EXERCISE DETAILS >>
Among the lines below, list those containing the string "matplotlib".

--- Start of DATA SHOWN ---

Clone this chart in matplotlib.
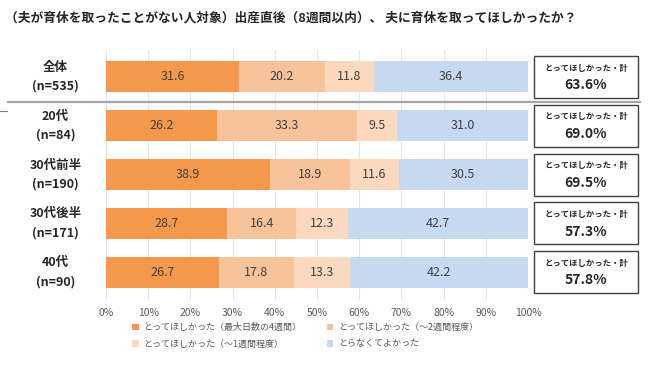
import matplotlib.pyplot as plt
from matplotlib.lines import Line2D
from matplotlib.patches import Rectangle
import matplotlib.transforms as mtransforms

plt.rcParams['font.family'] = ['Noto Sans CJK JP', 'DejaVu Sans']

# data
groups = ['全体\n(n=535)', '20代\n(n=84)', '30代前半\n(n=190)', '30代後半\n(n=171)', '40代\n(n=90)']
series_names = ['とってほしかった（最大日数の4週間）', 'とってほしかった（～2週間程度）',
                'とってほしかった（～1週間程度）', 'とらなくてよかった']
four_weeks = [31.6, 26.2, 38.9, 28.7, 26.7]
two_weeks = [20.2, 33.3, 18.9, 16.4, 17.8]
one_week = [11.8, 9.5, 11.6, 12.3, 13.3]
not_needed = [36.4, 31.0, 30.5, 42.7, 42.2]
totals = [63.6, 69.0, 69.5, 57.3, 57.8]
box_title = 'とってほしかった・計'
title = '（夫が育休を取ったことがない人対象）出産直後（8週間以内）、 夫に育休を取ってほしかったか？'

colors = ['#F4984C', '#F8C39B', '#FBD9BE', '#C6D9F0']

W, H = 658, 366
fig = plt.figure(figsize=(W / 100, H / 100), dpi=100)
ax = fig.add_axes([106 / W, 1 - 300 / H, 422 / W, 250 / H])

series = [four_weeks, two_weeks, one_week, not_needed]
ypos = list(range(len(groups)))
left = [0] * len(groups)
handles = []
for name, vals, c in zip(series_names, series, colors):
    bars = ax.barh(ypos, vals, left=left, height=0.64, color=c, label=name, zorder=2)
    handles.append(bars)
    for y, l, v in zip(ypos, left, vals):
        ax.text(l + v / 2, y, f'{v:.1f}', ha='center', va='center', fontsize=9, color='#404040', zorder=3)
    left = [a + b for a, b in zip(left, vals)]

ax.set_xlim(0, 100)
ax.set_ylim(4.57, -0.55)
ax.set_xticks(range(0, 101, 10))
ax.set_xticklabels([f'{t}%' for t in range(0, 101, 10)])
ax.tick_params(axis='x', length=0, labelsize=7.5, labelcolor='#595959', pad=6)
ax.set_yticks([])
ax.grid(axis='x', color='#E6E6E6', linewidth=0.8, zorder=0)
for s in ax.spines.values():
    s.set_visible(False)

# group labels on the left
for y, g in zip(ypos, groups):
    ax.text(-12, y, g, ha='center', va='center', fontsize=9, fontweight='bold',
            color='#262626', linespacing=1.6)

# separator under the overall row
trans = mtransforms.blended_transform_factory(fig.transFigure, ax.transData)
fig.add_artist(Line2D([8 / W, 640 / W], [0.51, 0.51], transform=trans, color='#A6A6A6', linewidth=1.6))
fig.add_artist(Line2D([0, 7 / W], [0.7, 0.7], transform=trans, color='#808080', linewidth=0.8))

# total boxes on the right
for y, t in zip(ypos, totals):
    fig.add_artist(Rectangle((534 / W, y - 0.43), 104 / W, 0.86, transform=trans,
                             facecolor='white', edgecolor='#404040', linewidth=1.0))
    fig.text(586 / W, 0, box_title, transform=trans, ha='center', va='center', fontsize=6,
             fontweight='bold', color='#262626').set_y(y - 0.18)
    fig.text(586 / W, 0, f'{t:.1f}%', transform=trans, ha='center', va='center', fontsize=10,
             fontweight='bold', color='#262626').set_y(y + 0.17)

fig.text(5 / W, 1 - 18 / H, title, ha='left', va='center', fontsize=9.2, fontweight='bold', color='#262626')

order = [0, 2, 1, 3]
leg = fig.legend([handles[i] for i in order], [series_names[i] for i in order], ncol=2,
                 loc='upper left', bbox_to_anchor=(124 / W, 1 - 315 / H), frameon=False,
                 fontsize=6.5, handlelength=0.75, handleheight=0.75, handletextpad=0.5,
                 columnspacing=2.8, labelspacing=0.8)
for txt in leg.get_texts():
    txt.set_color('#595959')

fig.savefig('out.png', dpi=100)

--- End of DATA SHOWN ---

EXERCISE ANSWER >>
Clone this chart in matplotlib.
import matplotlib.pyplot as plt
from matplotlib.lines import Line2D
from matplotlib.patches import Rectangle
import matplotlib.transforms as mtransforms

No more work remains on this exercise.